◆ **Recorded information**
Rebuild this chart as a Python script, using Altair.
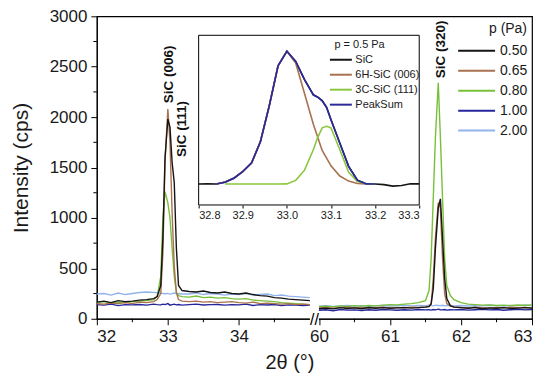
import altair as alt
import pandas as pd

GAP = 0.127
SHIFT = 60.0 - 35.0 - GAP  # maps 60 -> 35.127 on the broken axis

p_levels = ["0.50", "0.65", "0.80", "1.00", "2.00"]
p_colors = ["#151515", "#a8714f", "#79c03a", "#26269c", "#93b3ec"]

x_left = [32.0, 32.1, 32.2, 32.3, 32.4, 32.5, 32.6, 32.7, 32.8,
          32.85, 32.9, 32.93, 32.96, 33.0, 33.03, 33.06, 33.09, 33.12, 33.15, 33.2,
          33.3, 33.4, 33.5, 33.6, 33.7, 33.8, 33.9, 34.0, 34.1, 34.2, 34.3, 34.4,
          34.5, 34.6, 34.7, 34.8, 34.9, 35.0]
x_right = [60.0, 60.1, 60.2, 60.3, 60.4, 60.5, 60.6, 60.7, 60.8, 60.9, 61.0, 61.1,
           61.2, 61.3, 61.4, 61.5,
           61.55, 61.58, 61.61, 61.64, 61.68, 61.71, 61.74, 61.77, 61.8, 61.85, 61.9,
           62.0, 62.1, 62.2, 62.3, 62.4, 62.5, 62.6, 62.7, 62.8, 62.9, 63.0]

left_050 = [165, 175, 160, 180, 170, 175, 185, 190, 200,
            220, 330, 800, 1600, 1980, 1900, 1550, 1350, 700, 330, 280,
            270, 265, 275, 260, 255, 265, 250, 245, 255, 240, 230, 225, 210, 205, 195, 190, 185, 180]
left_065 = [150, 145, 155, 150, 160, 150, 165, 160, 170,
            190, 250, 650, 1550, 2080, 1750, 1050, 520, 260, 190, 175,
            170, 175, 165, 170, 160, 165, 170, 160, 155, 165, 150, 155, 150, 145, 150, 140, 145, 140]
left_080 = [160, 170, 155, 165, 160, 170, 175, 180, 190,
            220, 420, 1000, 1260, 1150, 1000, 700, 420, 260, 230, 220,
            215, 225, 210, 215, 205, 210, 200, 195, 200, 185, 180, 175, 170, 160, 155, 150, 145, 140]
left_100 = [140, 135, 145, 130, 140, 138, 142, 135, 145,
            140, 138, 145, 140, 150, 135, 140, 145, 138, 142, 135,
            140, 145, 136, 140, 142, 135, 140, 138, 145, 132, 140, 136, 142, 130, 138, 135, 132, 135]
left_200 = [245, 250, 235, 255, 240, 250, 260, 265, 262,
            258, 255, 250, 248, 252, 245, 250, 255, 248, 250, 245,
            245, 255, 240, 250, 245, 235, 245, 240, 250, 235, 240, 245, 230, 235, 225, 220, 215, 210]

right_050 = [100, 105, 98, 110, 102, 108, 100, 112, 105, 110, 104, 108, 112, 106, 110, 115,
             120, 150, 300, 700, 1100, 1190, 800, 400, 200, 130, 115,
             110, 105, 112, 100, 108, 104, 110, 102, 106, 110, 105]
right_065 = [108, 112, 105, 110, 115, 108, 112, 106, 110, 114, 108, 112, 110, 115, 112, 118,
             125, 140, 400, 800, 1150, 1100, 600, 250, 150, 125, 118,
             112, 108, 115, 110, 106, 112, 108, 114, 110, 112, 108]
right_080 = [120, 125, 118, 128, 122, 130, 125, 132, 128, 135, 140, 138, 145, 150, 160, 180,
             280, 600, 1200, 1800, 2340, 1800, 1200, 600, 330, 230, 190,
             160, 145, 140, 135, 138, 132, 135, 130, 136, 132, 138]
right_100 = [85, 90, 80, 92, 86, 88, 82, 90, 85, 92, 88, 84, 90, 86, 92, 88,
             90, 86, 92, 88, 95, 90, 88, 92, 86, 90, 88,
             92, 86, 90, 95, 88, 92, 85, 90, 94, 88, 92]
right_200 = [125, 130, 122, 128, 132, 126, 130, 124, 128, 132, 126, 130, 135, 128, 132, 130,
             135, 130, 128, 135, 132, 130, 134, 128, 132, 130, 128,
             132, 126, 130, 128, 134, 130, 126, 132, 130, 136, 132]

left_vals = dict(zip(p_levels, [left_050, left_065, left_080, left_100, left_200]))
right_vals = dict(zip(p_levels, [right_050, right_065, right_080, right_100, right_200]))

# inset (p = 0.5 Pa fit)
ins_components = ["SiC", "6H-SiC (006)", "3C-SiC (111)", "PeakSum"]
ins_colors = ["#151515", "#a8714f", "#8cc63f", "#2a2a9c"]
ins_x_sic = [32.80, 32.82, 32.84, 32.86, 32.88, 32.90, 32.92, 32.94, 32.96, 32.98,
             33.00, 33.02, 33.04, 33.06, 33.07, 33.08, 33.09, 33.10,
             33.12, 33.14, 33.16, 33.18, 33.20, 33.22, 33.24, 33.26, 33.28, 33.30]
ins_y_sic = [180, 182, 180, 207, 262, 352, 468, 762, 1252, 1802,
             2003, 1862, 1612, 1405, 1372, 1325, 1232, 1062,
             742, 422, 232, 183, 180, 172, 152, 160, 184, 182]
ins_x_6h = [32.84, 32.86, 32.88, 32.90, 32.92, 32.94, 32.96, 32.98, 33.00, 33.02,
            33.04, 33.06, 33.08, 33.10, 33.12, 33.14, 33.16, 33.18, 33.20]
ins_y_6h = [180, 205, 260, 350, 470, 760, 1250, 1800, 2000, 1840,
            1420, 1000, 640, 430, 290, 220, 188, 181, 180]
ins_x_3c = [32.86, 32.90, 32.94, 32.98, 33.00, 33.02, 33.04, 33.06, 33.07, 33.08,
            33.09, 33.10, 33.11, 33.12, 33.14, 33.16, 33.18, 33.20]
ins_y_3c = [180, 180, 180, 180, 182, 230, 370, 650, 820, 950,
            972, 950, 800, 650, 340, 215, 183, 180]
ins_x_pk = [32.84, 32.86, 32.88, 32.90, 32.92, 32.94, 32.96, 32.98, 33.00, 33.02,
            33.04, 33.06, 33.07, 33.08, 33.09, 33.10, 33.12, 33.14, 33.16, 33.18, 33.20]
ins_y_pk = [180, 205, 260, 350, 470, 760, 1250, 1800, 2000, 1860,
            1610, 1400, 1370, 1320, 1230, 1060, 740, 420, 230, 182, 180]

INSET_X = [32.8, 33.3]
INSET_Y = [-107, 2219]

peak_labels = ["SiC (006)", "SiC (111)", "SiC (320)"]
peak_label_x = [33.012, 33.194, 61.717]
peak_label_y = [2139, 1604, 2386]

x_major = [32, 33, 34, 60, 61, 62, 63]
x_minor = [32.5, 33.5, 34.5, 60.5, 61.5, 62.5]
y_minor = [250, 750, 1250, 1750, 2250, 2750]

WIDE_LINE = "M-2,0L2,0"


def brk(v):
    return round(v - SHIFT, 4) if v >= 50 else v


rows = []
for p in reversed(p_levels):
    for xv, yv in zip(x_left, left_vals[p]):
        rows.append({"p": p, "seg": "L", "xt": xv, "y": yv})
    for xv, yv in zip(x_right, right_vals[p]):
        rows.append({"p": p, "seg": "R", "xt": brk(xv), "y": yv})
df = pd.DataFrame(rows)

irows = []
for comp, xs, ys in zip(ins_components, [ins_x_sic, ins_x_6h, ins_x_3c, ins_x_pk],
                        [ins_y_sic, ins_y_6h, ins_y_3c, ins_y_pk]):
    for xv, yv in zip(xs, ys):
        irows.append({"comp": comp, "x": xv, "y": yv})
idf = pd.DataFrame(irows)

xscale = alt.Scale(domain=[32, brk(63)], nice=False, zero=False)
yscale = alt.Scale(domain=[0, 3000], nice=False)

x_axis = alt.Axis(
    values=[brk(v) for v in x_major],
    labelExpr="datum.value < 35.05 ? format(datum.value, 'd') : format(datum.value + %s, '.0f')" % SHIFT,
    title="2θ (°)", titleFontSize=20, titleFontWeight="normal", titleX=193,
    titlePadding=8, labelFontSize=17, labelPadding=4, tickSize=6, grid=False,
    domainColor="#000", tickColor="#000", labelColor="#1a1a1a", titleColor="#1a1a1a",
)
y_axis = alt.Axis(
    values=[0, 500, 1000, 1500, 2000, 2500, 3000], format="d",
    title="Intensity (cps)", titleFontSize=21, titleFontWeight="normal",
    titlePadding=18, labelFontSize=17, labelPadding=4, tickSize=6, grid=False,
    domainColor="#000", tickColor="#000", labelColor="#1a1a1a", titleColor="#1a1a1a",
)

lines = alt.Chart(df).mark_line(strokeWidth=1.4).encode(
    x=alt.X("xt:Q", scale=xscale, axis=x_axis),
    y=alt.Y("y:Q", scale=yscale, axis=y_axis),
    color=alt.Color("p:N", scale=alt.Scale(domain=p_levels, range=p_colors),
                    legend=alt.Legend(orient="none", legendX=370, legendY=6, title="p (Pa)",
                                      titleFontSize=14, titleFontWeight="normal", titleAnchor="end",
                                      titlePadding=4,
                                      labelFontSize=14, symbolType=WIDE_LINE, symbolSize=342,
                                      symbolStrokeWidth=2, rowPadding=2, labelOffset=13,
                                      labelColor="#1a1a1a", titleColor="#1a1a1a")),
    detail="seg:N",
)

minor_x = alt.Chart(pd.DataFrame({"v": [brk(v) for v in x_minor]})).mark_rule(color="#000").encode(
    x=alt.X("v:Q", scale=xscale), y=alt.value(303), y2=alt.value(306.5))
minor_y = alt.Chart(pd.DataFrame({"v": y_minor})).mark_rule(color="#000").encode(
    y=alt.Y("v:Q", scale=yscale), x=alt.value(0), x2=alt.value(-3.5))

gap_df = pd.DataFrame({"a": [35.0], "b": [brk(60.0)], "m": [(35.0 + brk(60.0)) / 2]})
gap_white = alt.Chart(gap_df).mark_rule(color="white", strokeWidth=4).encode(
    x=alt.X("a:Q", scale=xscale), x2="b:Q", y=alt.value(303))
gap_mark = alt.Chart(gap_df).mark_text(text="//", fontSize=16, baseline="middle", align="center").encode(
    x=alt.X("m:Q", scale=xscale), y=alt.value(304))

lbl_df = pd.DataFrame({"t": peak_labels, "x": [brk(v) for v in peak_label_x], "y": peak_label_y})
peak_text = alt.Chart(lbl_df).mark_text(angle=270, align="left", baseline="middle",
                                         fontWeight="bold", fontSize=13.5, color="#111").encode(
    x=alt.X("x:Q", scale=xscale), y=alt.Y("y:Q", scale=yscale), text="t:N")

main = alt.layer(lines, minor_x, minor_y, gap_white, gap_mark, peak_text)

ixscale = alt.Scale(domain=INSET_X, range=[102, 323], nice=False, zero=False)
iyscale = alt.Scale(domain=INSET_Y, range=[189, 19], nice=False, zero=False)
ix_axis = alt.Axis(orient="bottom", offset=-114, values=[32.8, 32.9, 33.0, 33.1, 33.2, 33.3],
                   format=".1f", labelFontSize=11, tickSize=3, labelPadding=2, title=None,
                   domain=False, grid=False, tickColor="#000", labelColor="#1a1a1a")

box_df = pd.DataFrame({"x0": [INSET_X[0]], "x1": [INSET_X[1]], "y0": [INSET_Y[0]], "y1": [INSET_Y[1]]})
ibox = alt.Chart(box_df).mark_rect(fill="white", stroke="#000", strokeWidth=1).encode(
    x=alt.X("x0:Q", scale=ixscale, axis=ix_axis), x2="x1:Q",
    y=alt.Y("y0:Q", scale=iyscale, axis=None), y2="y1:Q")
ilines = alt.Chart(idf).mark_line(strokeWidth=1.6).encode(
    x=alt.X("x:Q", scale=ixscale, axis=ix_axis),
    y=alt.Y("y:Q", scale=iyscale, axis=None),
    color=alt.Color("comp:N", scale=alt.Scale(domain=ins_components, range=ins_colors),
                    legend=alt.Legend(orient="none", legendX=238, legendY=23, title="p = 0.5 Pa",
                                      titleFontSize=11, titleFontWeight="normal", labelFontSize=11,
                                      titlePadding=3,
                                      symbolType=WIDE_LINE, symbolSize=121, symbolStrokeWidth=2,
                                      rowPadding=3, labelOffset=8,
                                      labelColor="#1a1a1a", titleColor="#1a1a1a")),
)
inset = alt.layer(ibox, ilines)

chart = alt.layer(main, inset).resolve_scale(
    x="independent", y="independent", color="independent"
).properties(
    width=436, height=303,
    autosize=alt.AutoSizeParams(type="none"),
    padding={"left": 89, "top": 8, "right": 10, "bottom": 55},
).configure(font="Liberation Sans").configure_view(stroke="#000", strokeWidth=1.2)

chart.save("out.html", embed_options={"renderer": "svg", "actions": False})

◆ **Given problem**
From the first line of the material down to the line containing "62.8, 62.9, 63.0]", inclusive, return each line exactly, skipping any picture.

◆ **Output**
Rebuild this chart as a Python script, using Altair.
import altair as alt
import pandas as pd

GAP = 0.127
SHIFT = 60.0 - 35.0 - GAP  # maps 60 -> 35.127 on the broken axis

p_levels = ["0.50", "0.65", "0.80", "1.00", "2.00"]
p_colors = ["#151515", "#a8714f", "#79c03a", "#26269c", "#93b3ec"]

x_left = [32.0, 32.1, 32.2, 32.3, 32.4, 32.5, 32.6, 32.7, 32.8,
          32.85, 32.9, 32.93, 32.96, 33.0, 33.03, 33.06, 33.09, 33.12, 33.15, 33.2,
          33.3, 33.4, 33.5, 33.6, 33.7, 33.8, 33.9, 34.0, 34.1, 34.2, 34.3, 34.4,
          34.5, 34.6, 34.7, 34.8, 34.9, 35.0]
x_right = [60.0, 60.1, 60.2, 60.3, 60.4, 60.5, 60.6, 60.7, 60.8, 60.9, 61.0, 61.1,
           61.2, 61.3, 61.4, 61.5,
           61.55, 61.58, 61.61, 61.64, 61.68, 61.71, 61.74, 61.77, 61.8, 61.85, 61.9,
           62.0, 62.1, 62.2, 62.3, 62.4, 62.5, 62.6, 62.7, 62.8, 62.9, 63.0]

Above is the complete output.